== AIM OF THE EXERCISE ==
From the line with "Give me the D3.js source for this chart." to the line with "112, 119, 126];", both included, repeat each line exactly and leave out the pictures.

== THE INPUT ==
---------------

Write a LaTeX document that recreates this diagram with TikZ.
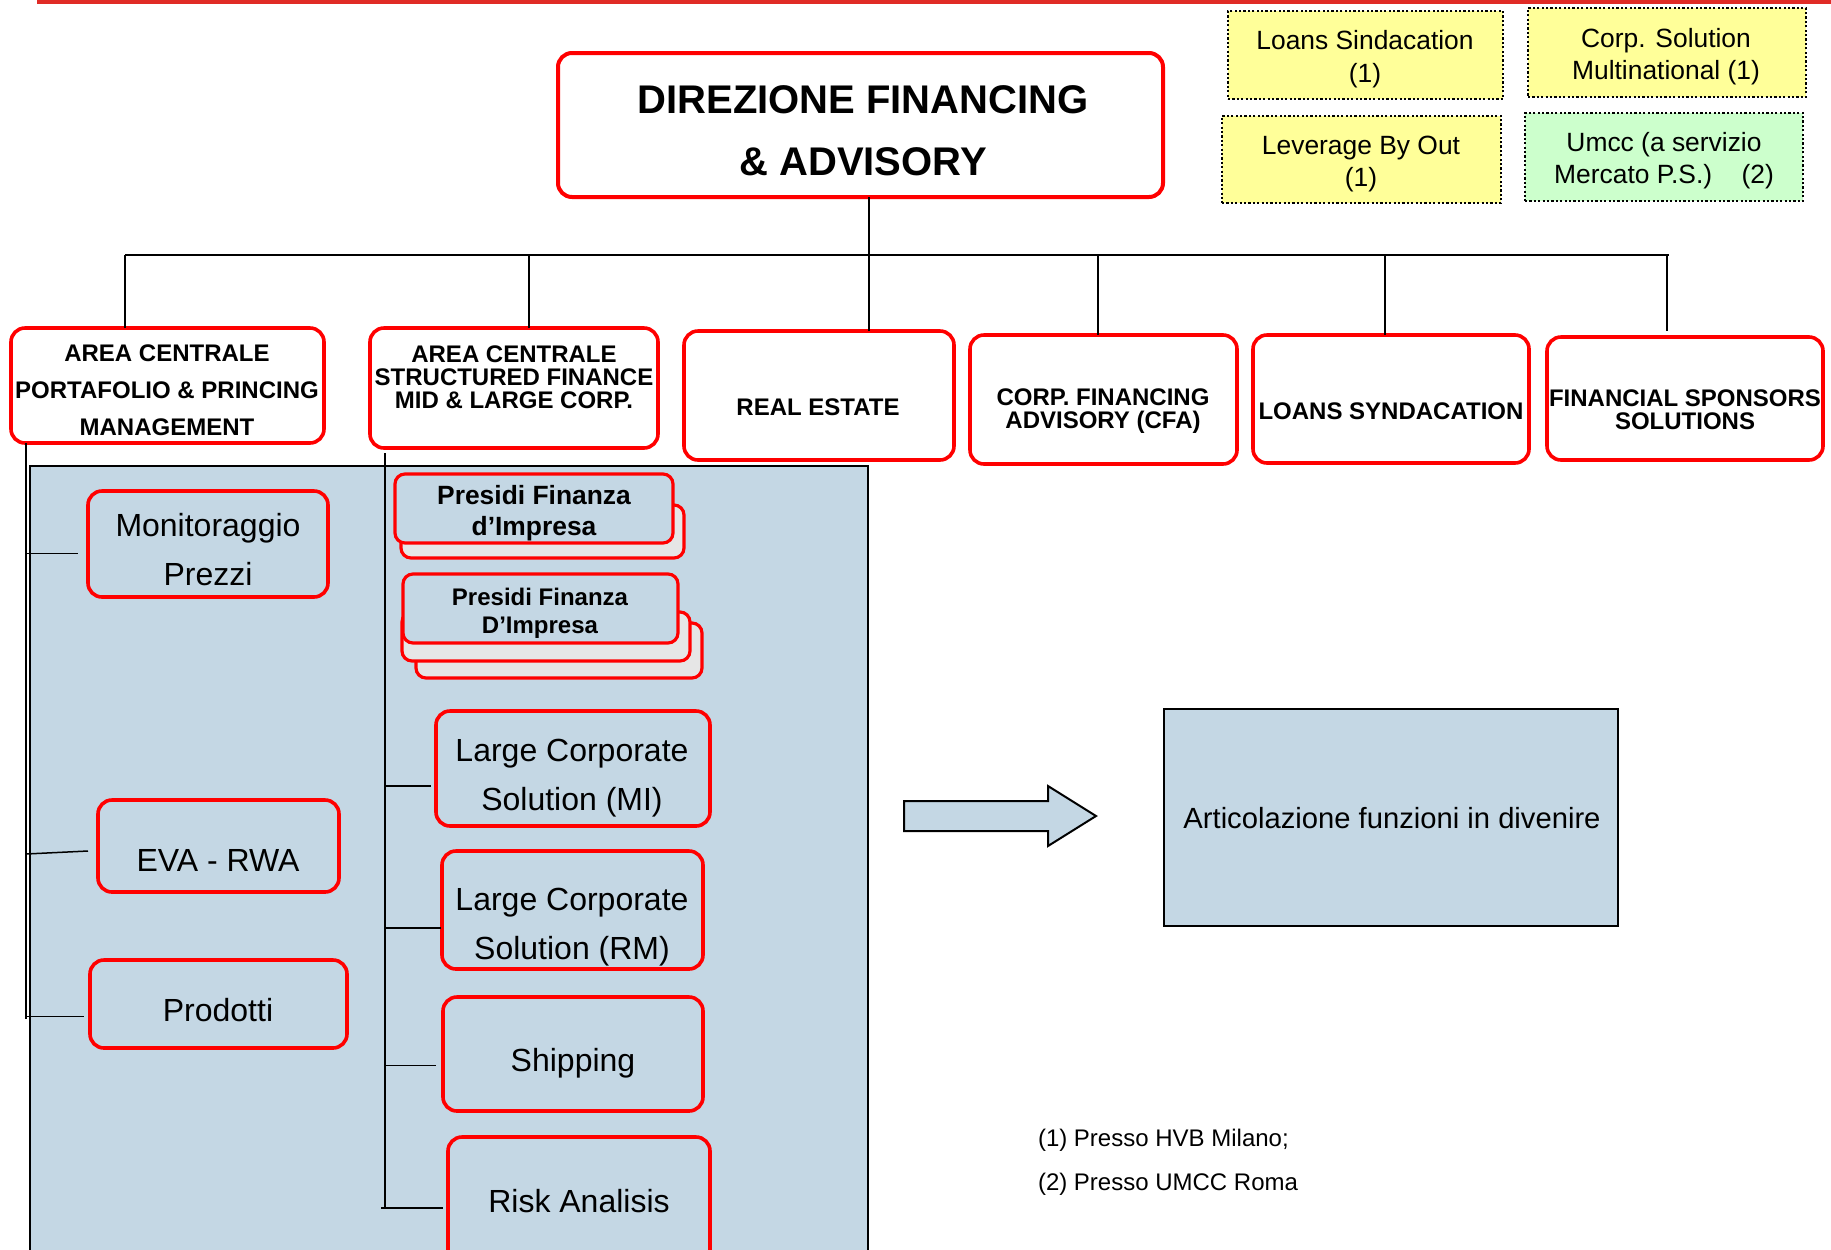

---------------

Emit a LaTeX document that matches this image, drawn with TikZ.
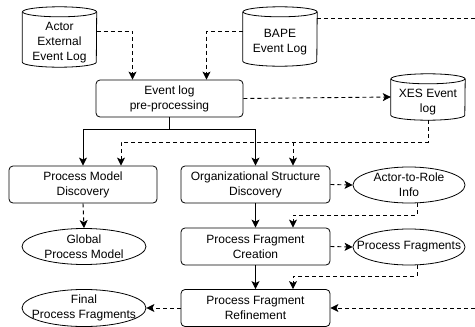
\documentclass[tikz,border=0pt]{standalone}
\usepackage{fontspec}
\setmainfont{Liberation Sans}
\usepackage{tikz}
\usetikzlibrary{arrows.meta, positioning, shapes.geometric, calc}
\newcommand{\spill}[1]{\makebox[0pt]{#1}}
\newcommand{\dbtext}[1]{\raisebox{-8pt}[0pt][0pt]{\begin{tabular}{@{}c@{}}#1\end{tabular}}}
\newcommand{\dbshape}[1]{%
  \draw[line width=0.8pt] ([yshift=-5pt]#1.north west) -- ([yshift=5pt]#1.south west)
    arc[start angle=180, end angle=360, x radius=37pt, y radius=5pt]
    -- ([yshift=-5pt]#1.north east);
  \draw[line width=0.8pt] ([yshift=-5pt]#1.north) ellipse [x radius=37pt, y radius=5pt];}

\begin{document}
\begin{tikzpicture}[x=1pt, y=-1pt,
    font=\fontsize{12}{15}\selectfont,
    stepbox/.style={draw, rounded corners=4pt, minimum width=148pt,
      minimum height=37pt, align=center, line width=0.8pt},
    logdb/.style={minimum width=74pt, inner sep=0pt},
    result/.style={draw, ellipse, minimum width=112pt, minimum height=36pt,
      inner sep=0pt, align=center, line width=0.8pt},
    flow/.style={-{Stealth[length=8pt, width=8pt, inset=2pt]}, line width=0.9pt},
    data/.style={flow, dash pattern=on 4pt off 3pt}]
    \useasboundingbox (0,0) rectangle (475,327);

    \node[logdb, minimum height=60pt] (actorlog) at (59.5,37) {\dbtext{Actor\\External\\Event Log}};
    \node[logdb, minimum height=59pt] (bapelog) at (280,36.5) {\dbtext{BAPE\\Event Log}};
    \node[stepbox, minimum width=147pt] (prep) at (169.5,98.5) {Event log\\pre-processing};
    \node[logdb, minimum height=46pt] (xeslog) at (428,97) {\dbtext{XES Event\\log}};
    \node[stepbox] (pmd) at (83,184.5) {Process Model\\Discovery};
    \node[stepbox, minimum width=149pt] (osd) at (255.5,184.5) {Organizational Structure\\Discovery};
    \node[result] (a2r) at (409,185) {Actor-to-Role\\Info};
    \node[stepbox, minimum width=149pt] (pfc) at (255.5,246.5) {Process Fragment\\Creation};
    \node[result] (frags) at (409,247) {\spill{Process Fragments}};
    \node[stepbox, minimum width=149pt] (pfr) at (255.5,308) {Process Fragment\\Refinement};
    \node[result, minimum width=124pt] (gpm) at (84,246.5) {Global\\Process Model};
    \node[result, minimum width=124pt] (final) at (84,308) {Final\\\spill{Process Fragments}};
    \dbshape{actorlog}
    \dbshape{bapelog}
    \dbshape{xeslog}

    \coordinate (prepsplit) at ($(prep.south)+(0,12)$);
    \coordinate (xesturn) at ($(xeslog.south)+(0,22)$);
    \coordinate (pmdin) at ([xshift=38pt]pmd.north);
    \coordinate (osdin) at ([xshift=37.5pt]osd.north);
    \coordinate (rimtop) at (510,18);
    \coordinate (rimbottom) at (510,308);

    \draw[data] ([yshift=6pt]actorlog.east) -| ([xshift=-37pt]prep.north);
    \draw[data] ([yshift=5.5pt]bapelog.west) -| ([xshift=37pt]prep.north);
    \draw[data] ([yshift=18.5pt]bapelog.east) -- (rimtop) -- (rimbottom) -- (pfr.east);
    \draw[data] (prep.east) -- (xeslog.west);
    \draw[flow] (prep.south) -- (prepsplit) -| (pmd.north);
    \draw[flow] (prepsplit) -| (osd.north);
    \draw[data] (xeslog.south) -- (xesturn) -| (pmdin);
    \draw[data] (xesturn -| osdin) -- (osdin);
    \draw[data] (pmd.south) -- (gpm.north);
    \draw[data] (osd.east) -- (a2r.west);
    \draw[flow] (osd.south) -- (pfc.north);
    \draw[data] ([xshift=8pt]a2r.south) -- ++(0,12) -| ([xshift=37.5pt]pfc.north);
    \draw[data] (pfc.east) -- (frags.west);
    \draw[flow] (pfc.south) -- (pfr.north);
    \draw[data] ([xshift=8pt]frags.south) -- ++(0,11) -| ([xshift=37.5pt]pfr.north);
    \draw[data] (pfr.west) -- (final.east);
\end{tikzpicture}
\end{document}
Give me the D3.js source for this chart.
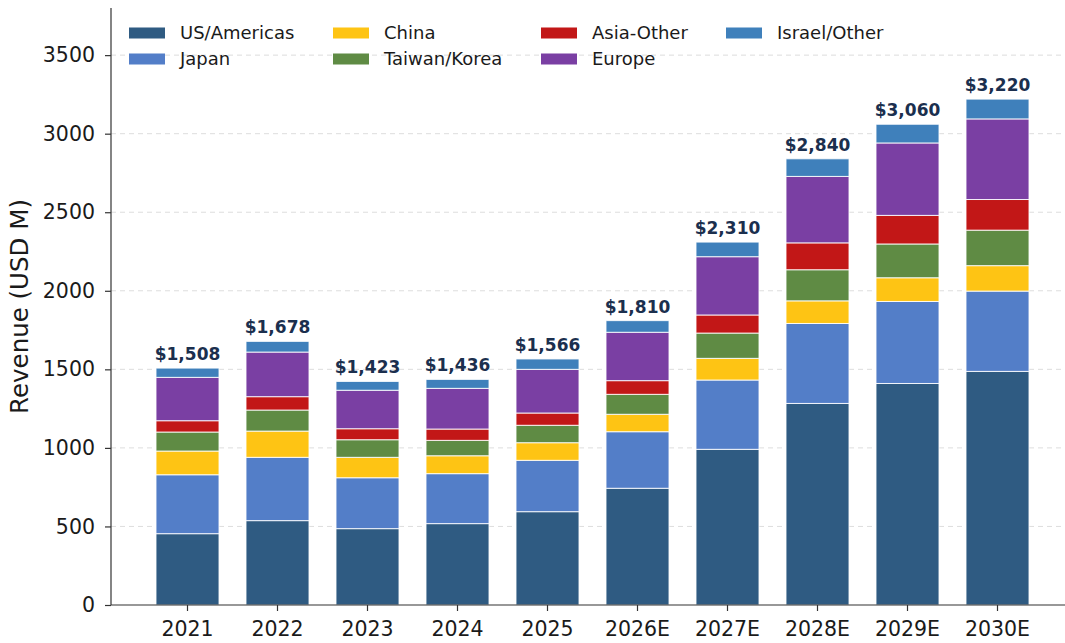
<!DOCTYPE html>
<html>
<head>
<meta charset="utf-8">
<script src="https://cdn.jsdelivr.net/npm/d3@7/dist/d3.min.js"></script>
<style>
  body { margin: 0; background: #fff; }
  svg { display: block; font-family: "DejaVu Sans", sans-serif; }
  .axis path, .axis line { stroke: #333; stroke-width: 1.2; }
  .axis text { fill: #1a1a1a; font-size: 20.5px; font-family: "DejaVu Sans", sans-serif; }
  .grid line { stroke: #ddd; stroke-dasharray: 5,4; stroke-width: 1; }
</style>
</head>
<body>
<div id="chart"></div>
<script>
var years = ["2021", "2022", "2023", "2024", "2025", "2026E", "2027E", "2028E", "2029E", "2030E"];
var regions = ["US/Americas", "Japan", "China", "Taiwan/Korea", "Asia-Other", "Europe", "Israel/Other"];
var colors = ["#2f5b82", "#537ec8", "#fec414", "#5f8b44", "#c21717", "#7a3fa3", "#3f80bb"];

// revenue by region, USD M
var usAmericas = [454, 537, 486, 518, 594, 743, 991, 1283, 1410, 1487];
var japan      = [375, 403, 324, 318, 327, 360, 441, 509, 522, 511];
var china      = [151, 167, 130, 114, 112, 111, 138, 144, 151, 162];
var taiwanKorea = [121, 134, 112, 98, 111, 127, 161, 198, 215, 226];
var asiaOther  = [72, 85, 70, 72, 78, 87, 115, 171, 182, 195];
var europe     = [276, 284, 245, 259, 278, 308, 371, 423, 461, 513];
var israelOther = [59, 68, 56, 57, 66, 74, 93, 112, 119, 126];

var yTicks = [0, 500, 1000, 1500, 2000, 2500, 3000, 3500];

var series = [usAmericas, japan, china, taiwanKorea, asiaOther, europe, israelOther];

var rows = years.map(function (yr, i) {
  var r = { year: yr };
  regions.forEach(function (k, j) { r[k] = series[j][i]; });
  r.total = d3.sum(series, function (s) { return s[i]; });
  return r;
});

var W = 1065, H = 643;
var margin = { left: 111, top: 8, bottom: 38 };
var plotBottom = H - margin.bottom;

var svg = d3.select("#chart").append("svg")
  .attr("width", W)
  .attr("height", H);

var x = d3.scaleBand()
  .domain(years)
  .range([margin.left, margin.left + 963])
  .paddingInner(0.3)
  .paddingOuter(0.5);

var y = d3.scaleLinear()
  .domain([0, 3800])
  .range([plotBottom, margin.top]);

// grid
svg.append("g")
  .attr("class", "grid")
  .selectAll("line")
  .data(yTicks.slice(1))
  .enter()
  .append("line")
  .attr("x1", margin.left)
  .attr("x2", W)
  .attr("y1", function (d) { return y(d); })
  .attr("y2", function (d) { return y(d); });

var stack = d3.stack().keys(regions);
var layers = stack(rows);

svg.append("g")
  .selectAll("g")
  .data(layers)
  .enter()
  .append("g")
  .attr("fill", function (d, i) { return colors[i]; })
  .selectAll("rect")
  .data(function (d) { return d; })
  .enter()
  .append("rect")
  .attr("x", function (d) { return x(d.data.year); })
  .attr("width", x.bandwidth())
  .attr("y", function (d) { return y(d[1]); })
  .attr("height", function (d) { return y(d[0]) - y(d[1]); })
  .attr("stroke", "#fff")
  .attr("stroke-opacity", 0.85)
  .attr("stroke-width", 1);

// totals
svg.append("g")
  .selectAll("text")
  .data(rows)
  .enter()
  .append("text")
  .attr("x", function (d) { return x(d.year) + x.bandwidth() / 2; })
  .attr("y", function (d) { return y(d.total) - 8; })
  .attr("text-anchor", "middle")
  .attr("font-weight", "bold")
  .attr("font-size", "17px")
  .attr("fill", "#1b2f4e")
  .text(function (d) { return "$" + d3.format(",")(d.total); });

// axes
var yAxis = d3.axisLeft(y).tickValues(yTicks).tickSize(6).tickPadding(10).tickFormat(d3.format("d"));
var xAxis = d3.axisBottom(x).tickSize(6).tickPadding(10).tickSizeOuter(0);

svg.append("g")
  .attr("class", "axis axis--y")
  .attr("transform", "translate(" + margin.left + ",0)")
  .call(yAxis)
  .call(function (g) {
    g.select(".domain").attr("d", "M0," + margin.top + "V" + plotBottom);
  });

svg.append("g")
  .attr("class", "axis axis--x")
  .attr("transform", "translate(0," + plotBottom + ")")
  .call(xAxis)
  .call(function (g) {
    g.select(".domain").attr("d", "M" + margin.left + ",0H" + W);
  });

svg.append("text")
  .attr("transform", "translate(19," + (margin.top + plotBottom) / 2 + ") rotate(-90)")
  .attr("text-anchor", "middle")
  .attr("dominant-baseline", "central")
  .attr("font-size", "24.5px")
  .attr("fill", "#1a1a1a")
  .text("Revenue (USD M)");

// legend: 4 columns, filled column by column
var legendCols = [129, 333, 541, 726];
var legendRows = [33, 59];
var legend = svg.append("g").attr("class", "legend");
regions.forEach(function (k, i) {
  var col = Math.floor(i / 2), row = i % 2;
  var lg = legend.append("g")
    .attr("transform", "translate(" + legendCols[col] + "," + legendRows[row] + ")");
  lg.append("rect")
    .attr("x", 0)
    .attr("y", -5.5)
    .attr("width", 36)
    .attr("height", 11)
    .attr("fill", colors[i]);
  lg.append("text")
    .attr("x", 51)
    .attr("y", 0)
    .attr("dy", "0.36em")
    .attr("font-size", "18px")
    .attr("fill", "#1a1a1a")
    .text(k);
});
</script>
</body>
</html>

---------------

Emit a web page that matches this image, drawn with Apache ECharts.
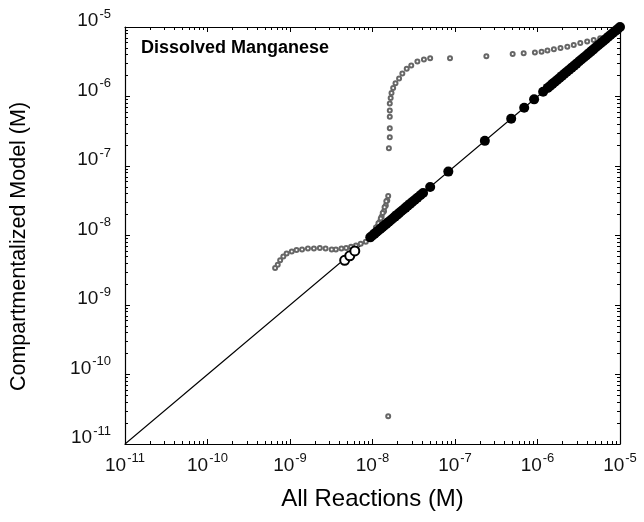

---------------

== OUTPUT BELOW ==
Give me the D3.js source for this chart.
<!DOCTYPE html>
<html>
<head>
<meta charset="utf-8">
<script src="https://cdn.jsdelivr.net/npm/d3@7/dist/d3.min.js"></script>
<style>
  body { margin: 0; background: #fff; }
  svg { display: block; font-family: "DejaVu Sans", sans-serif; }
  .axis path, .axis line { stroke: #333; stroke-width: 1.2; }
  .axis text { fill: #1a1a1a; font-size: 20.5px; font-family: "DejaVu Sans", sans-serif; }
  .grid line { stroke: #ddd; stroke-dasharray: 5,4; stroke-width: 1; }
</style>
</head>
<body>
<div id="chart"></div>
<script>
var years = ["2021", "2022", "2023", "2024", "2025", "2026E", "2027E", "2028E", "2029E", "2030E"];
var regions = ["US/Americas", "Japan", "China", "Taiwan/Korea", "Asia-Other", "Europe", "Israel/Other"];
var colors = ["#2f5b82", "#537ec8", "#fec414", "#5f8b44", "#c21717", "#7a3fa3", "#3f80bb"];

// revenue by region, USD M
var usAmericas = [454, 537, 486, 518, 594, 743, 991, 1283, 1410, 1487];
var japan      = [375, 403, 324, 318, 327, 360, 441, 509, 522, 511];
var china      = [151, 167, 130, 114, 112, 111, 138, 144, 151, 162];
var taiwanKorea = [121, 134, 112, 98, 111, 127, 161, 198, 215, 226];
var asiaOther  = [72, 85, 70, 72, 78, 87, 115, 171, 182, 195];
var europe     = [276, 284, 245, 259, 278, 308, 371, 423, 461, 513];
var israelOther = [59, 68, 56, 57, 66, 74, 93, 112, 119, 126];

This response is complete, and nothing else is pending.